┏━━

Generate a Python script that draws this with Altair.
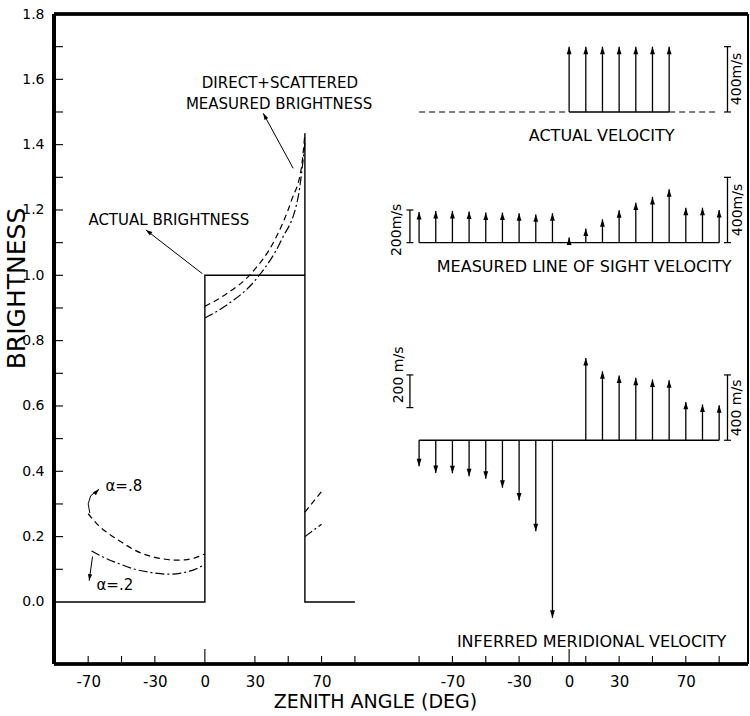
import altair as alt
import pandas as pd

# ---------------- data ----------------
# Left panel: brightness vs zenith angle
actual_angle = [-90, 0, 0, 60, 60, 60, 90]
actual_bright = [0.0, 0.0, 1.0, 1.0, 1.435, 0.0, 0.0]

# measured brightness, alpha = .8 (dashed)
a8_left_angle = [-70, -64, -58, -52, -45, -38, -31, -24, -18, -12, -6, 0]
a8_left = [0.27, 0.235, 0.21, 0.19, 0.167, 0.149, 0.138, 0.131, 0.128, 0.129, 0.135, 0.147]
a8_mid_angle = [0, 12, 28, 42, 52, 58, 60]
a8_mid = [0.905, 0.94, 1.007, 1.109, 1.23, 1.333, 1.435]
a8_right_angle = [60, 70]
a8_right = [0.275, 0.338]

# measured brightness, alpha = .2 (dash-dot)
a2_left_angle = [-68, -60, -52, -42, -32, -22, -8, 0]
a2_left = [0.156, 0.135, 0.118, 0.10, 0.09, 0.085, 0.096, 0.115]
a2_mid_angle = [0, 12, 32, 46, 56, 60]
a2_mid = [0.869, 0.905, 0.996, 1.109, 1.241, 1.405]
a2_right_angle = [60, 70]
a2_right = [0.20, 0.238]

# Right panel: velocities (m/s)
vel_actual_angle = [0, 10, 20, 30, 40, 50, 60]
vel_actual = [400, 400, 400, 400, 400, 400, 400]
vel_los_angle = [-90, -80, -70, -60, -50, -40, -30, -20, -10, 0, 10, 20, 30, 40, 50, 60, 70, 80, 90]
vel_los = [188, 194, 194, 190, 184, 184, 180, 173, 180, 31, 86, 143, 198, 245, 280, 327, 214, 214, 200]
vel_mer_angle = [-90, -80, -70, -60, -50, -40, -30, -20, -10, 10, 20, 30, 40, 50, 60, 70, 80, 90]
vel_mer = [-159, -200, -202, -220, -236, -291, -369, -557, -1087, 504, 422, 396, 382, 372, 367, 235, 219, 214]

panel_keys = ["actual", "los", "mer"]
panel_titles = ["ACTUAL VELOCITY", "MEASURED LINE OF SIGHT VELOCITY", "INFERRED MERIDIONAL VELOCITY"]
panel_base = [1.5, 1.1, 0.495]          # zero-velocity line of each panel (brightness units)
panel_title_angle = [19.5, 9, 13.5]
panel_title_y = [1.426, 1.026, -0.122]

# scale bars of the velocity panels
bar_angle = [95, 95, -95.5, 95, -95.5]
bar_bottom = [1.5, 1.1, 1.1, 0.495, 0.595]
bar_speed = [400, 400, 200, 400, 200]
bar_text = ["400m/s", "400m/s", "200m/s", "400 m/s", "200 m/s"]
bar_text_angle = [100.5, 101.5, -103, 100.7, -102]
bar_text_y = [1.601, 1.2, 1.139, 0.594, 0.695]

# axis ticks
y_labels = [0.0, 0.2, 0.4, 0.6, 0.8, 1.0, 1.2, 1.4, 1.6, 1.8]
y_minor = [0.1, 0.2, 0.3, 0.4, 0.5, 0.6, 0.7, 0.8, 0.9, 1.0, 1.1, 1.2, 1.3, 1.4, 1.5, 1.6, 1.7]
x_labels = [-70, -30, 0, 30, 70]
x_minor_left = [-70, -50, -30, 30, 50, 70, 90]
x_minor_right = [-90, -70, -50, -30, -10, 10, 30, 50, 70, 90]

# annotations
note_text = ["DIRECT+SCATTERED", "MEASURED BRIGHTNESS", "ACTUAL BRIGHTNESS", "\u03b1=.8", "\u03b1=.2"]
note_angle = [45, 44.5, -21.6, -48.6, -54]
note_y = [1.59, 1.524, 1.169, 0.355, 0.052]

ptr_id = ["act", "act", "meas", "meas", "a8", "a8", "a8", "a8", "a2", "a2"]
ptr_angle = [-1.5, -35.4, 53, 35.0, -69.0, -70.0, -68.5, -63.5, -67.4, -69.4]
ptr_y = [1.005, 1.139, 1.3275, 1.496, 0.272, 0.300, 0.325, 0.345, 0.139, 0.065]
head_angle = [-35.4, 35.0, -63.5, -69.4]
head_y = [1.139, 1.496, 0.345, 0.065]
head_rot = [306, 331, 45, 188]

# ---------------- layout helpers ----------------
SHIFT = 218.5        # right-hand panel is drawn on the same axis, shifted by this many degrees
MS_PER_UNIT = 2000   # 400 m/s bar = 0.2 brightness units
W, H = 694, 650
FONT = "DejaVu Sans"

xs = alt.Scale(domain=[-90.5, 325.8], zero=False, nice=False)
ys = alt.Scale(domain=[-0.19, 1.8], zero=False, nice=False)

x_axis = alt.Axis(
    values=x_labels + [v + SHIFT for v in x_labels],
    labelExpr=f"datum.value > 120 ? '' + round(datum.value - {SHIFT}) : '' + round(datum.value)",
    ticks=False, tickSize=0, domain=False, grid=False,
    labelFont=FONT, labelFontSize=15, labelColor="black", labelPadding=10,
    labelFlush=False, labelOverlap=False,
    title="ZENITH ANGLE (DEG)", titleFont=FONT, titleFontSize=19, titleFontWeight="normal",
    titleColor="black", titleX=321, titleY=37, titleAlign="center", titleBaseline="middle",
    titleAnchor="start",
)
y_axis = alt.Axis(
    values=y_labels, format=".1f",
    ticks=False, tickSize=0, domain=False, grid=False,
    labelFont=FONT, labelFontSize=14, labelColor="black", labelPadding=10, labelFlush=False,
    title="BRIGHTNESS", titleFont=FONT, titleFontSize=25, titleFontWeight="normal",
    titleColor="black", titleAngle=270, titleX=-38, titleY=274, titleAlign="center",
    titleBaseline="middle", titleAnchor="start",
)


def X(f="x"):
    return alt.X(f"{f}:Q", scale=xs, axis=x_axis)


def Y(f="y"):
    return alt.Y(f"{f}:Q", scale=ys, axis=y_axis)


# ---------------- tables ----------------
actual_df = pd.DataFrame({"x": actual_angle, "y": actual_bright, "o": range(len(actual_angle))})


def seg_df(pairs):
    rows = []
    for sid, (ang, val) in enumerate(pairs):
        for i, (a, v) in enumerate(zip(ang, val)):
            rows.append({"seg": sid, "o": i, "x": a, "y": v})
    return pd.DataFrame(rows)


a8_df = seg_df([(a8_left_angle, a8_left), (a8_mid_angle, a8_mid), (a8_right_angle, a8_right)])
a2_df = seg_df([(a2_left_angle, a2_left), (a2_mid_angle, a2_mid), (a2_right_angle, a2_right)])

arr_rows = []
for key, base, angs, vels in zip(panel_keys, panel_base,
                                 [vel_actual_angle, vel_los_angle, vel_mer_angle],
                                 [vel_actual, vel_los, vel_mer]):
    for a, v in zip(angs, vels):
        arr_rows.append({"panel": key, "x": a + SHIFT, "y": base, "y1": base + v / MS_PER_UNIT, "v": v})
arr_df = pd.DataFrame(arr_rows)
up_df = arr_df[arr_df.v > 0]
down_df = arr_df[arr_df.v < 0]

base_solid = pd.DataFrame({
    "x": [0 + SHIFT, -90 + SHIFT, -90 + SHIFT],
    "x2": [60 + SHIFT, 90 + SHIFT, 90 + SHIFT],
    "y": [panel_base[0], panel_base[1], panel_base[2]],
})
base_dash = pd.DataFrame({
    "x": [-90 + SHIFT, 60 + SHIFT],
    "x2": [0 + SHIFT, 90 + SHIFT],
    "y": [panel_base[0], panel_base[0]],
})

bar_df = pd.DataFrame({
    "x": [a + SHIFT for a in bar_angle],
    "y": bar_bottom,
    "y1": [b + s / MS_PER_UNIT for b, s in zip(bar_bottom, bar_speed)],
})
bar_caps = pd.DataFrame({
    "x": list(bar_df.x) * 2,
    "y": list(bar_df.y) + list(bar_df.y1),
})
bar_lab = pd.DataFrame({"x": [a + SHIFT for a in bar_text_angle], "y": bar_text_y, "t": bar_text})

title_df = pd.DataFrame({"x": [a + SHIFT for a in panel_title_angle], "y": panel_title_y, "t": panel_titles})
note_df = pd.DataFrame({"x": note_angle, "y": note_y, "t": note_text})
ptr_df = pd.DataFrame({"id": ptr_id, "x": ptr_angle, "y": ptr_y, "o": range(len(ptr_id))})
head_df = pd.DataFrame({"x": head_angle, "y": head_y, "r": head_rot})

xt_df = pd.DataFrame({"x": x_minor_left + [v + SHIFT for v in x_minor_right]})
xt_long = pd.DataFrame({"x": [0, SHIFT]})
yt_df = pd.DataFrame({"y": y_minor})

# ---------------- layers ----------------
UP_HEAD = "M0,0L-0.65,2L0.65,2Z"
DOWN_HEAD = "M0,0L-0.65,-2L0.65,-2Z"

actual_line = alt.Chart(actual_df).mark_line(color="black", strokeWidth=1.4).encode(
    x=X(), y=Y(), order="o:Q")

a8_line = alt.Chart(a8_df).mark_line(color="black", strokeWidth=1.2, strokeDash=[6, 4],
                                     interpolate="monotone").encode(
    x=X(), y=Y(), detail="seg:N", order="o:Q")
a2_line = alt.Chart(a2_df).mark_line(color="black", strokeWidth=1.2, strokeDash=[9, 3, 2, 3],
                                     interpolate="monotone").encode(
    x=X(), y=Y(), detail="seg:N", order="o:Q")

shafts = alt.Chart(arr_df).mark_rule(color="black", strokeWidth=1.3).encode(
    x=X(), y=Y(), y2="y1:Q")
up_heads = alt.Chart(up_df).mark_point(shape=UP_HEAD, size=56, filled=True, color="black",
                                       opacity=1).encode(x=X(), y=Y("y1"))
down_heads = alt.Chart(down_df).mark_point(shape=DOWN_HEAD, size=56, filled=True, color="black",
                                           opacity=1).encode(x=X(), y=Y("y1"))

bl_solid = alt.Chart(base_solid).mark_rule(color="black", strokeWidth=1.4).encode(
    x=X(), x2="x2:Q", y=Y())
bl_dash = alt.Chart(base_dash).mark_rule(color="black", strokeWidth=1.2, strokeDash=[6, 4]).encode(
    x=X(), x2="x2:Q", y=Y())

bars = alt.Chart(bar_df).mark_rule(color="black", strokeWidth=1.3).encode(x=X(), y=Y(), y2="y1:Q")
caps = alt.Chart(bar_caps).mark_tick(orient="horizontal", size=7, thickness=1.2, color="black",
                                     opacity=1).encode(x=X(), y=Y())
bar_text_l = alt.Chart(bar_lab).mark_text(font=FONT, fontSize=14, angle=270, color="black",
                                          baseline="middle", align="center").encode(
    x=X(), y=Y(), text="t:N")

titles = alt.Chart(title_df).mark_text(font=FONT, fontSize=16, color="black",
                                       baseline="middle", align="center").encode(
    x=X(), y=Y(), text="t:N")
notes = alt.Chart(note_df).mark_text(font=FONT, fontSize=15, color="black",
                                     baseline="middle", align="center").encode(
    x=X(), y=Y(), text="t:N")
pointers = alt.Chart(ptr_df).mark_line(color="black", strokeWidth=1.0).encode(
    x=X(), y=Y(), detail="id:N", order="o:Q")
pointer_heads = alt.Chart(head_df).mark_point(shape=UP_HEAD, size=42, filled=True, color="black",
                                              opacity=1).encode(
    x=X(), y=Y(), angle=alt.Angle("r:Q", scale=None))

# frame and inward ticks
frame_left = alt.Chart(actual_df).mark_rule(color="black", strokeWidth=3).encode(
    x=alt.value(0), y=alt.value(0), y2=alt.value(H))
frame_bottom = alt.Chart(actual_df).mark_rule(color="black", strokeWidth=2.5).encode(
    x=alt.value(0), x2=alt.value(W), y=alt.value(H))
frame_top = alt.Chart(actual_df).mark_rule(color="black", strokeWidth=2.5).encode(
    x=alt.value(0), x2=alt.value(W), y=alt.value(0))
frame_right = alt.Chart(actual_df).mark_rule(color="black", strokeWidth=1).encode(
    x=alt.value(W), y=alt.value(0), y2=alt.value(H))

x_ticks = alt.Chart(xt_df).mark_rule(color="black", strokeWidth=1.1).encode(
    x=X(), y=alt.value(H), y2=alt.value(H - 8))
x_ticks_long = alt.Chart(xt_long).mark_rule(color="black", strokeWidth=1.1).encode(
    x=X(), y=alt.value(H), y2=alt.value(H - 15))
y_ticks = alt.Chart(yt_df).mark_rule(color="black", strokeWidth=1.1).encode(
    y=Y(), x=alt.value(0), x2=alt.value(9))

chart = alt.layer(
    actual_line, a8_line, a2_line,
    shafts, up_heads, down_heads, bl_solid, bl_dash,
    bars, caps, bar_text_l, titles, notes, pointers, pointer_heads,
    x_ticks, x_ticks_long, y_ticks,
    frame_left, frame_bottom, frame_top, frame_right,
).properties(
    width=W, height=H,
    autosize=alt.AutoSizeParams(type="none"),
    padding={"left": 54, "top": 14, "right": 2, "bottom": 52},
    background="white",
).configure_view(stroke=None)

chart.save("out.html", embed_options={"renderer": "svg", "actions": False})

┗━━

* SHORT TASK *
Give again exactly the lines running from the beginning of the material above through the line that contains "actual_bright = [0.0, 0.0, 1.0, 1.0, 1.435, 0.0, 0.0]", and leave out every picture.

* TASK OUTPUT *
Generate a Python script that draws this with Altair.
import altair as alt
import pandas as pd

# ---------------- data ----------------
# Left panel: brightness vs zenith angle
actual_angle = [-90, 0, 0, 60, 60, 60, 90]
actual_bright = [0.0, 0.0, 1.0, 1.0, 1.435, 0.0, 0.0]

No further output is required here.